§ The request
Transcribe the whole listing below without changing a word, but leave out every image.

§ Dataset extract
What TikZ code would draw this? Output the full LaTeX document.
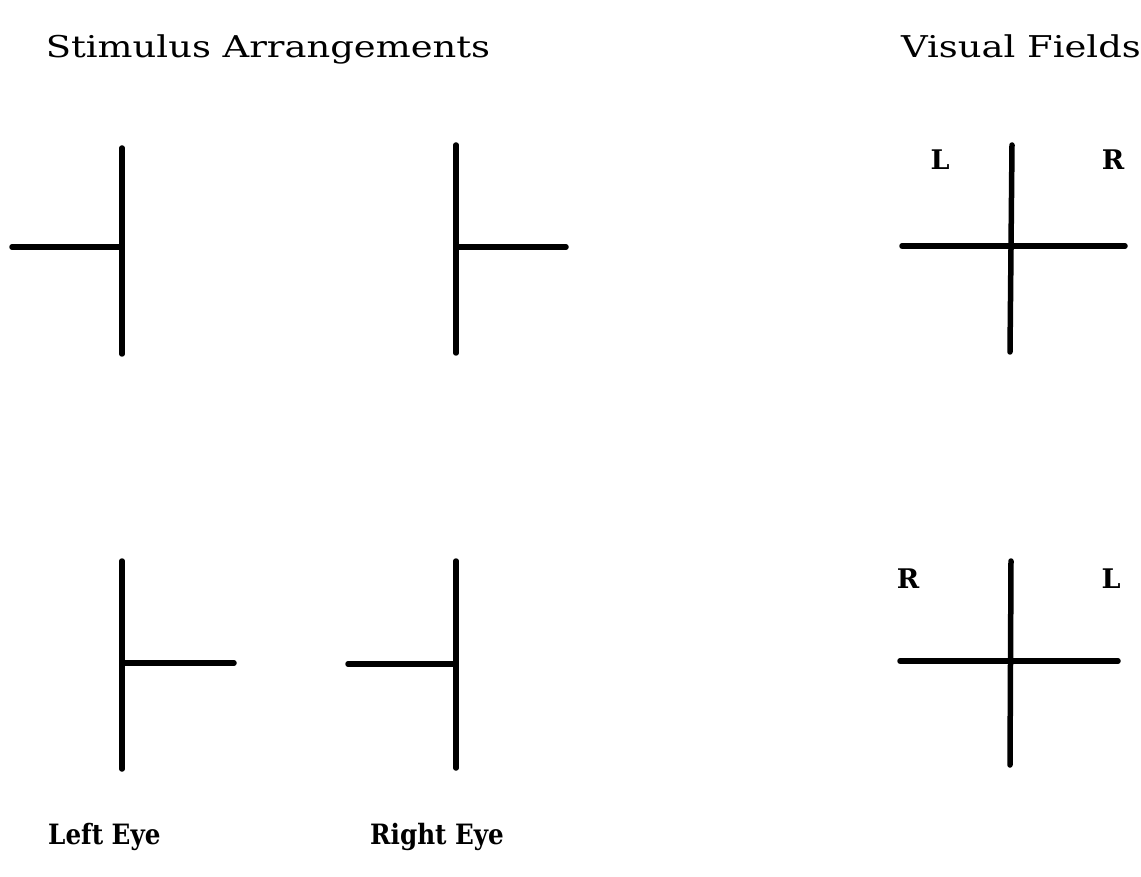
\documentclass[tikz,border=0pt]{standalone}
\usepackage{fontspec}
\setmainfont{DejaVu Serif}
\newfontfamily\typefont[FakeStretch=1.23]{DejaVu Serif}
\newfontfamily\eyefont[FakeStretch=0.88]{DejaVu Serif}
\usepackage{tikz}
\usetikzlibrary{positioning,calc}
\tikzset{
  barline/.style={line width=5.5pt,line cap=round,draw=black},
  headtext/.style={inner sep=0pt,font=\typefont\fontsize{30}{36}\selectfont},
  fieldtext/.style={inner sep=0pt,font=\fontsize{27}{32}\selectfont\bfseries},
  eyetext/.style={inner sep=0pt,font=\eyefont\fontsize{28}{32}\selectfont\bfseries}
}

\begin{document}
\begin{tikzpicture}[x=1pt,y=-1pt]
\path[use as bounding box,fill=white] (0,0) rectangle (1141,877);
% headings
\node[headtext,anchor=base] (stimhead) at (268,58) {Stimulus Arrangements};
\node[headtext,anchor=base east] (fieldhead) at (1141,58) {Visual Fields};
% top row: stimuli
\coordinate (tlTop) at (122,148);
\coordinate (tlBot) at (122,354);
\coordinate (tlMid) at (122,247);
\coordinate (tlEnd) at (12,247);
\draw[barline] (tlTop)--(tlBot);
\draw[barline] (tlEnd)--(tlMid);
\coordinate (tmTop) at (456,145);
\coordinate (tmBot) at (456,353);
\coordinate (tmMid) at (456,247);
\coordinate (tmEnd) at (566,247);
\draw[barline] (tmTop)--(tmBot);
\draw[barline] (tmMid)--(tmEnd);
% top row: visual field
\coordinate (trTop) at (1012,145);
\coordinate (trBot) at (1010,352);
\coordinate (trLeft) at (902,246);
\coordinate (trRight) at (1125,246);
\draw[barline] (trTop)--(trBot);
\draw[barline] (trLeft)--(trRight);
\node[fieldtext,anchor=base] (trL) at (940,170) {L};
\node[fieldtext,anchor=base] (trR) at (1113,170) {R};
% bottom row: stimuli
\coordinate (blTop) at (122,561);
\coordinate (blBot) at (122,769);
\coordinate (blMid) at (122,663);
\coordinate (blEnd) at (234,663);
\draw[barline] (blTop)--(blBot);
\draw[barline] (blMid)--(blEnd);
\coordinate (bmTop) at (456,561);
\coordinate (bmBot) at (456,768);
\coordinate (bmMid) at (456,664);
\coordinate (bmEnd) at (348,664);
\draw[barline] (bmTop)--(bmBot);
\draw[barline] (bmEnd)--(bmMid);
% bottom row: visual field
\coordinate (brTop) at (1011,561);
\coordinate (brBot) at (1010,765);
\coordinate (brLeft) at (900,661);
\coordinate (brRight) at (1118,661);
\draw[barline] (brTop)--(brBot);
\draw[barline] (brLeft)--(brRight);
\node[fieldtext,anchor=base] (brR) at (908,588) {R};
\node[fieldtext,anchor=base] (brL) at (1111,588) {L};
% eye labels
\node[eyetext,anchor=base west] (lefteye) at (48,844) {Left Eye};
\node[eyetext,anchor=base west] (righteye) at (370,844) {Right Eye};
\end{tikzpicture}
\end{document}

§ Problem solution
What TikZ code would draw this? Output the full LaTeX document.
\documentclass[tikz,border=0pt]{standalone}
\usepackage{fontspec}
\setmainfont{DejaVu Serif}
\newfontfamily\typefont[FakeStretch=1.23]{DejaVu Serif}
\newfontfamily\eyefont[FakeStretch=0.88]{DejaVu Serif}
\usepackage{tikz}
\usetikzlibrary{positioning,calc}
\tikzset{
  barline/.style={line width=5.5pt,line cap=round,draw=black},
  headtext/.style={inner sep=0pt,font=\typefont\fontsize{30}{36}\selectfont},
  fieldtext/.style={inner sep=0pt,font=\fontsize{27}{32}\selectfont\bfseries},
  eyetext/.style={inner sep=0pt,font=\eyefont\fontsize{28}{32}\selectfont\bfseries}
}

\begin{document}
\begin{tikzpicture}[x=1pt,y=-1pt]
\path[use as bounding box,fill=white] (0,0) rectangle (1141,877);
% headings
\node[headtext,anchor=base] (stimhead) at (268,58) {Stimulus Arrangements};
\node[headtext,anchor=base east] (fieldhead) at (1141,58) {Visual Fields};
% top row: stimuli
\coordinate (tlTop) at (122,148);
\coordinate (tlBot) at (122,354);
\coordinate (tlMid) at (122,247);
\coordinate (tlEnd) at (12,247);
\draw[barline] (tlTop)--(tlBot);
\draw[barline] (tlEnd)--(tlMid);
\coordinate (tmTop) at (456,145);
\coordinate (tmBot) at (456,353);
\coordinate (tmMid) at (456,247);
\coordinate (tmEnd) at (566,247);
\draw[barline] (tmTop)--(tmBot);
\draw[barline] (tmMid)--(tmEnd);
% top row: visual field
\coordinate (trTop) at (1012,145);
\coordinate (trBot) at (1010,352);
\coordinate (trLeft) at (902,246);
\coordinate (trRight) at (1125,246);
\draw[barline] (trTop)--(trBot);
\draw[barline] (trLeft)--(trRight);
\node[fieldtext,anchor=base] (trL) at (940,170) {L};
\node[fieldtext,anchor=base] (trR) at (1113,170) {R};
% bottom row: stimuli
\coordinate (blTop) at (122,561);
\coordinate (blBot) at (122,769);
\coordinate (blMid) at (122,663);
\coordinate (blEnd) at (234,663);
\draw[barline] (blTop)--(blBot);
\draw[barline] (blMid)--(blEnd);
\coordinate (bmTop) at (456,561);
\coordinate (bmBot) at (456,768);
\coordinate (bmMid) at (456,664);
\coordinate (bmEnd) at (348,664);
\draw[barline] (bmTop)--(bmBot);
\draw[barline] (bmEnd)--(bmMid);
% bottom row: visual field
\coordinate (brTop) at (1011,561);
\coordinate (brBot) at (1010,765);
\coordinate (brLeft) at (900,661);
\coordinate (brRight) at (1118,661);
\draw[barline] (brTop)--(brBot);
\draw[barline] (brLeft)--(brRight);
\node[fieldtext,anchor=base] (brR) at (908,588) {R};
\node[fieldtext,anchor=base] (brL) at (1111,588) {L};
% eye labels
\node[eyetext,anchor=base west] (lefteye) at (48,844) {Left Eye};
\node[eyetext,anchor=base west] (righteye) at (370,844) {Right Eye};
\end{tikzpicture}
\end{document}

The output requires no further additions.